── Given data ──
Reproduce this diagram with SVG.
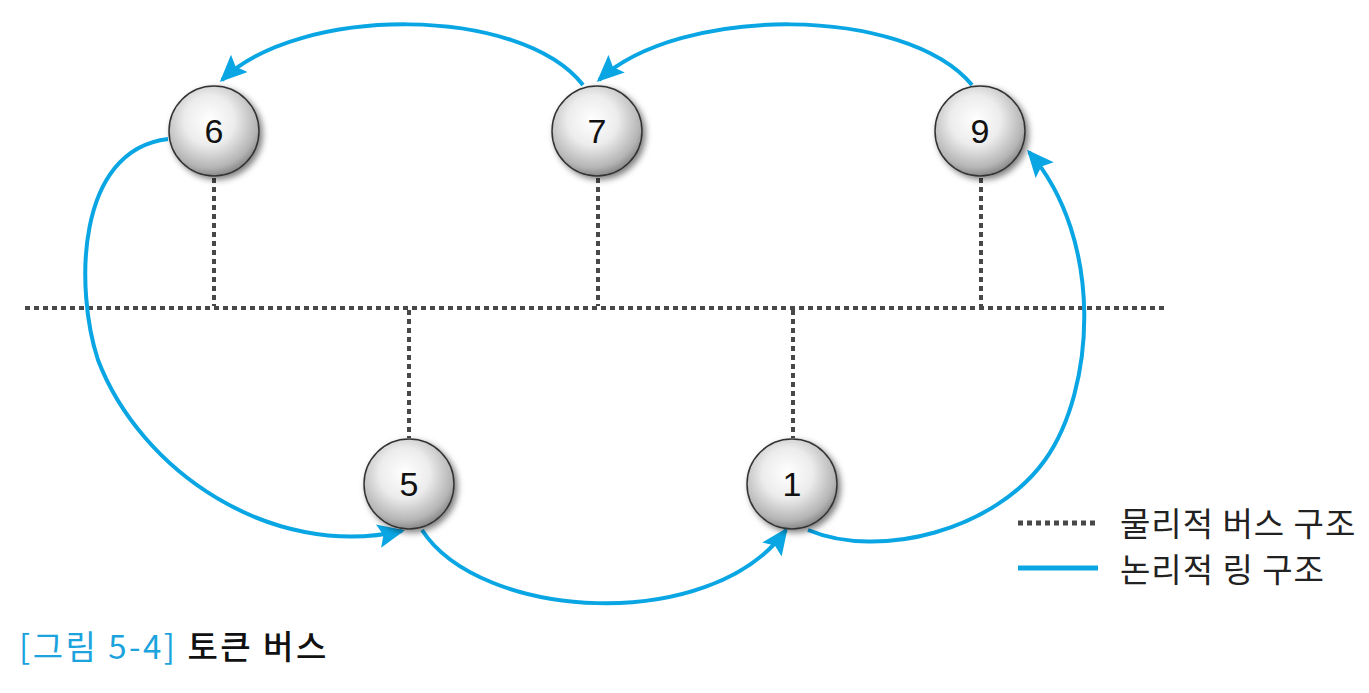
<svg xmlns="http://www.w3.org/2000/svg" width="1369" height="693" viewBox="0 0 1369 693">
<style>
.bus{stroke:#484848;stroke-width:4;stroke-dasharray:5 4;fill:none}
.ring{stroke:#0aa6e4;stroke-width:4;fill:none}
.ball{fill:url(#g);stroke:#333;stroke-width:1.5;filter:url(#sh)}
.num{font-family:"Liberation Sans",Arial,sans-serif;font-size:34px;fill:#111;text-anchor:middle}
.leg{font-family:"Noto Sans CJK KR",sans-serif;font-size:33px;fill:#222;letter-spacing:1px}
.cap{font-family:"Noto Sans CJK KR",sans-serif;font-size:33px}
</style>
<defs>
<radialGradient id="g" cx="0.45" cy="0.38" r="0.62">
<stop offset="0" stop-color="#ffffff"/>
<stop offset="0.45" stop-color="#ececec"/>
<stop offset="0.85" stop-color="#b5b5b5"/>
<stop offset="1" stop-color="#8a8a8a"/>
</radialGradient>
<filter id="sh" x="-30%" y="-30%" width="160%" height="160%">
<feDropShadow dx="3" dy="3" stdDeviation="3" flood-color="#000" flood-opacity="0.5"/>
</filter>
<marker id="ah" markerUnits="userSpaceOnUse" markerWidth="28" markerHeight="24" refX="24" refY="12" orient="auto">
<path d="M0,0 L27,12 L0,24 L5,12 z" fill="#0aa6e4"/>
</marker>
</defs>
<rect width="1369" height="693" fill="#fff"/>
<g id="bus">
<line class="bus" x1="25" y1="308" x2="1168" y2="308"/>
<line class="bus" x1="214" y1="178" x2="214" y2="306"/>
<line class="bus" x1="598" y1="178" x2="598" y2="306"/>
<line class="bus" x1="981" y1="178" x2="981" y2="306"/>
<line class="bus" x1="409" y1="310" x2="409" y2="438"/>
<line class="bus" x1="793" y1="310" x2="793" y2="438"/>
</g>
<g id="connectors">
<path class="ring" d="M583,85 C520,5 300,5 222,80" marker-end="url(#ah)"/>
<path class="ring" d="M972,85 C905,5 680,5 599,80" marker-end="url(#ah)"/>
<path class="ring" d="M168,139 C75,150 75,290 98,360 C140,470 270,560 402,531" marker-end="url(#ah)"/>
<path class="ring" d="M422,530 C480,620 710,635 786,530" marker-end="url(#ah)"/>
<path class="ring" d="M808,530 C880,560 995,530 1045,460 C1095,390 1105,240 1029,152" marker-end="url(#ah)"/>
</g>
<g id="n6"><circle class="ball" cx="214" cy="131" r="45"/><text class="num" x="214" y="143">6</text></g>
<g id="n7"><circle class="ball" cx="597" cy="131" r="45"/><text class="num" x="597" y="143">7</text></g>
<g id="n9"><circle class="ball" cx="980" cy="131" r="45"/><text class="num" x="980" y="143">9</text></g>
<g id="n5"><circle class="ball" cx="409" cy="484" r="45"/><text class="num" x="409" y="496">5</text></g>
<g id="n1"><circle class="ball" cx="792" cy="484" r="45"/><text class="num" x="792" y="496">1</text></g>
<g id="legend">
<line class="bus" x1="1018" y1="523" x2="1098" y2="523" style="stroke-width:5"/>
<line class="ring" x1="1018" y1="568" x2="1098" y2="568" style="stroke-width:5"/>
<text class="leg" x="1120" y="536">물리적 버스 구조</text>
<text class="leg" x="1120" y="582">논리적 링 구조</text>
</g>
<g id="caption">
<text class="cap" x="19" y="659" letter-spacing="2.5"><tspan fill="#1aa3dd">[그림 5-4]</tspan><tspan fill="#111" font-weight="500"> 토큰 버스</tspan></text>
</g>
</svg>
───
Send back the data above word for word, with the pictures left out.

Reproduce this diagram with SVG.
<svg xmlns="http://www.w3.org/2000/svg" width="1369" height="693" viewBox="0 0 1369 693">
<style>
.bus{stroke:#484848;stroke-width:4;stroke-dasharray:5 4;fill:none}
.ring{stroke:#0aa6e4;stroke-width:4;fill:none}
.ball{fill:url(#g);stroke:#333;stroke-width:1.5;filter:url(#sh)}
.num{font-family:"Liberation Sans",Arial,sans-serif;font-size:34px;fill:#111;text-anchor:middle}
.leg{font-family:"Noto Sans CJK KR",sans-serif;font-size:33px;fill:#222;letter-spacing:1px}
.cap{font-family:"Noto Sans CJK KR",sans-serif;font-size:33px}
</style>
<defs>
<radialGradient id="g" cx="0.45" cy="0.38" r="0.62">
<stop offset="0" stop-color="#ffffff"/>
<stop offset="0.45" stop-color="#ececec"/>
<stop offset="0.85" stop-color="#b5b5b5"/>
<stop offset="1" stop-color="#8a8a8a"/>
</radialGradient>
<filter id="sh" x="-30%" y="-30%" width="160%" height="160%">
<feDropShadow dx="3" dy="3" stdDeviation="3" flood-color="#000" flood-opacity="0.5"/>
</filter>
<marker id="ah" markerUnits="userSpaceOnUse" markerWidth="28" markerHeight="24" refX="24" refY="12" orient="auto">
<path d="M0,0 L27,12 L0,24 L5,12 z" fill="#0aa6e4"/>
</marker>
</defs>
<rect width="1369" height="693" fill="#fff"/>
<g id="bus">
<line class="bus" x1="25" y1="308" x2="1168" y2="308"/>
<line class="bus" x1="214" y1="178" x2="214" y2="306"/>
<line class="bus" x1="598" y1="178" x2="598" y2="306"/>
<line class="bus" x1="981" y1="178" x2="981" y2="306"/>
<line class="bus" x1="409" y1="310" x2="409" y2="438"/>
<line class="bus" x1="793" y1="310" x2="793" y2="438"/>
</g>
<g id="connectors">
<path class="ring" d="M583,85 C520,5 300,5 222,80" marker-end="url(#ah)"/>
<path class="ring" d="M972,85 C905,5 680,5 599,80" marker-end="url(#ah)"/>
<path class="ring" d="M168,139 C75,150 75,290 98,360 C140,470 270,560 402,531" marker-end="url(#ah)"/>
<path class="ring" d="M422,530 C480,620 710,635 786,530" marker-end="url(#ah)"/>
<path class="ring" d="M808,530 C880,560 995,530 1045,460 C1095,390 1105,240 1029,152" marker-end="url(#ah)"/>
</g>
<g id="n6"><circle class="ball" cx="214" cy="131" r="45"/><text class="num" x="214" y="143">6</text></g>
<g id="n7"><circle class="ball" cx="597" cy="131" r="45"/><text class="num" x="597" y="143">7</text></g>
<g id="n9"><circle class="ball" cx="980" cy="131" r="45"/><text class="num" x="980" y="143">9</text></g>
<g id="n5"><circle class="ball" cx="409" cy="484" r="45"/><text class="num" x="409" y="496">5</text></g>
<g id="n1"><circle class="ball" cx="792" cy="484" r="45"/><text class="num" x="792" y="496">1</text></g>
<g id="legend">
<line class="bus" x1="1018" y1="523" x2="1098" y2="523" style="stroke-width:5"/>
<line class="ring" x1="1018" y1="568" x2="1098" y2="568" style="stroke-width:5"/>
<text class="leg" x="1120" y="536">물리적 버스 구조</text>
<text class="leg" x="1120" y="582">논리적 링 구조</text>
</g>
<g id="caption">
<text class="cap" x="19" y="659" letter-spacing="2.5"><tspan fill="#1aa3dd">[그림 5-4]</tspan><tspan fill="#111" font-weight="500"> 토큰 버스</tspan></text>
</g>
</svg>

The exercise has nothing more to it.